Similarly some technical analysis rules are considered as valid only if the volume / volatility is important enough.

So the preprocessing was listing elements according to their types and specificity and then generating fields of the possible comparisons and ratios.

For example the computed value SMA9_-_High__-__SMA26_-_High/StdDev30-1 was storing the difference of two moving averages divided by a standard deviation. In the end we were generating about 1900 features (some of them of course exposing high correlation).

Conclusion, AKA “Are you rich now?”

The very naive formulation of the idea behind this work was that if something could be made of technical analysis, machine learning should be able to discover it. My application of machine learning has not uncovered anything, but maybe more domain knowledge may have helped. If I had to work again on this I would try to embed NLP and analyze news feeds, but accessing an history for those is something much more complex.

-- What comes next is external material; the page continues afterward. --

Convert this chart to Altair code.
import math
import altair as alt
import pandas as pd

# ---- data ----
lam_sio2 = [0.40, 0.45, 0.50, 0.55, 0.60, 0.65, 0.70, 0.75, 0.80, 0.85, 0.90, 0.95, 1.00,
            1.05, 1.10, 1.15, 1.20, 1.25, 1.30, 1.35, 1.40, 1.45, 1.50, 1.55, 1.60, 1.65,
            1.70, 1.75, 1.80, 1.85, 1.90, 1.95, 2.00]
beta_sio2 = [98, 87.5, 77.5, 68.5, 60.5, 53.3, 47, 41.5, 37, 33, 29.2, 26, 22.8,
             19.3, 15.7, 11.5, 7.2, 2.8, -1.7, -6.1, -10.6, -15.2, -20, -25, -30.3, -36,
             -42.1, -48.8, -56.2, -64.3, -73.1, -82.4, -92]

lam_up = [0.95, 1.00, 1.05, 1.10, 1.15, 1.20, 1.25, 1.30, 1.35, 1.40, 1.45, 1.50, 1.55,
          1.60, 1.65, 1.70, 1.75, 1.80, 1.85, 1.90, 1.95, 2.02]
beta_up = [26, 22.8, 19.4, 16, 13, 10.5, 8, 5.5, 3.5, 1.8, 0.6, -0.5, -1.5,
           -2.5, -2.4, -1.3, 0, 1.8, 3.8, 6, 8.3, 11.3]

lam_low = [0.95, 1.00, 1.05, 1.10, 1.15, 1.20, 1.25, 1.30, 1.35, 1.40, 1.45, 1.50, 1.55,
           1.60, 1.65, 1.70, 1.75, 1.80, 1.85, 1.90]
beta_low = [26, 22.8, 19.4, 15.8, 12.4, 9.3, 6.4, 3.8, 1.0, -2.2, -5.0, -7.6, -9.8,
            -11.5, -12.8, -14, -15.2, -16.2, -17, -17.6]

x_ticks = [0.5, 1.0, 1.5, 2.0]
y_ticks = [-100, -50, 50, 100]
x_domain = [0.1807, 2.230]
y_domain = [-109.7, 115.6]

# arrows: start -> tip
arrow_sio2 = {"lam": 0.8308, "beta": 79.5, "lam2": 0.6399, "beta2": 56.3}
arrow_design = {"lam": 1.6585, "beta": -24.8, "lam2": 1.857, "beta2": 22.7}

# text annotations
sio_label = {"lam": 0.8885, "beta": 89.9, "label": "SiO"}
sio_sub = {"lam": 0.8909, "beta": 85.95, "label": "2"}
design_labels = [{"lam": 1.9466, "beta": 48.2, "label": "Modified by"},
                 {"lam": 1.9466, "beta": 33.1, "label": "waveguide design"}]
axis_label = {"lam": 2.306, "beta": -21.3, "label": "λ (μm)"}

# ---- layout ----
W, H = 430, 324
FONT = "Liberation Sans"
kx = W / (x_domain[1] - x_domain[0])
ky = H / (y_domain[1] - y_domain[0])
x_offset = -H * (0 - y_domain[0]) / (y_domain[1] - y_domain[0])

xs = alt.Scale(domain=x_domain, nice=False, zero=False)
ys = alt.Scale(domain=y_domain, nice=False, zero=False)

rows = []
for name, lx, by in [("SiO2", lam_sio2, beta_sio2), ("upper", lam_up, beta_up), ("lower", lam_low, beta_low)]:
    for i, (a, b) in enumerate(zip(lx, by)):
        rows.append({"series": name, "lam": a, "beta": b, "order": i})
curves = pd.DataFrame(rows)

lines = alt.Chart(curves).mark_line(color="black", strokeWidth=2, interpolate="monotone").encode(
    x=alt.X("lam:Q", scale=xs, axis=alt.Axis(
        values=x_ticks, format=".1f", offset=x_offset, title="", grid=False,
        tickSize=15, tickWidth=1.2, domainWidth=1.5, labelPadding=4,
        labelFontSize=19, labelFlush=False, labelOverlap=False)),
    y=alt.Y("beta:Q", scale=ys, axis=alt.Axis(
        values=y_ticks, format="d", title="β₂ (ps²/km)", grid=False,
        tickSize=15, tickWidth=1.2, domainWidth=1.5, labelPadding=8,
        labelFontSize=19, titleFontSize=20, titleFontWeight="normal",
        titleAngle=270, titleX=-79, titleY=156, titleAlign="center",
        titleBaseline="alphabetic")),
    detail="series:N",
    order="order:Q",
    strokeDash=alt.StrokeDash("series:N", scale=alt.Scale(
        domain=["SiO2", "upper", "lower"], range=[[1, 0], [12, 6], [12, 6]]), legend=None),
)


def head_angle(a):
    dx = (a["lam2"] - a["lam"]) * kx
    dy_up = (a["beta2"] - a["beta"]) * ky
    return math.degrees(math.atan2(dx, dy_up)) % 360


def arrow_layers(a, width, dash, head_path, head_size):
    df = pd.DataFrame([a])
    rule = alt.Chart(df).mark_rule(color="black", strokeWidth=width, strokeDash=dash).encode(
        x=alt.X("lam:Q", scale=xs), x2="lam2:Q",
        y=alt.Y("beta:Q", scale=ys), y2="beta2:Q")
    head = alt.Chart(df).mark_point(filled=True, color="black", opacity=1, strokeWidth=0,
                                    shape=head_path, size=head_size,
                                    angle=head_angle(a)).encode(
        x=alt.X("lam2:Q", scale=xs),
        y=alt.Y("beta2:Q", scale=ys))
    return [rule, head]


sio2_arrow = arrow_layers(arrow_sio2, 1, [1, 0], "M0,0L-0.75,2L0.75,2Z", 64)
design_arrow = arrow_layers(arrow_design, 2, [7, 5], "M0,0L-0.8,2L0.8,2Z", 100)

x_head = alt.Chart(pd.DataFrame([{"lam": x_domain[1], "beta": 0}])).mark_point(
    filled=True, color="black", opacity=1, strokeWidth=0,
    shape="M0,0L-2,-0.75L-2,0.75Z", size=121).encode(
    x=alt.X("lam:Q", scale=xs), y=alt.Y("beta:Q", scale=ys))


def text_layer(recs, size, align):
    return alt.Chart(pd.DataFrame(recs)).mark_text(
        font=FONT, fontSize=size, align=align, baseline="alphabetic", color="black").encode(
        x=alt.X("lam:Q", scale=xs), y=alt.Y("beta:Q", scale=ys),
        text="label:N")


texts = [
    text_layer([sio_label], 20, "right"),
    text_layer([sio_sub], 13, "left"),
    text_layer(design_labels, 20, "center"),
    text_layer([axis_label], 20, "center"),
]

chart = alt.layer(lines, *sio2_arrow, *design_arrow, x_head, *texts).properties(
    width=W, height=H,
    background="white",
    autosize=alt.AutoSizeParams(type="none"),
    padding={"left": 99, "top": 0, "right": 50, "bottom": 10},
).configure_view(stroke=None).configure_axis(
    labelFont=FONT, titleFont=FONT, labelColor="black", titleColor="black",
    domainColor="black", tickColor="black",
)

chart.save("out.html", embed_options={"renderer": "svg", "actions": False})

We got some models showing good performance, though none of those performances were reproducible. You could learn on 2004 trades, test on 2005 with an incredible accuracy but not be able to do it again the next year. Interestingly enough that kind of phenomenon was occurring more often with raw data that with preprocessed and enriched data. Enriched data produced consistently bad accuracy models, this consistency may mean that something positive was coming out of the feature engineering.

This work has been done between 2008 and 2012 and presented during at a Data Science Luxembourg event in 2015.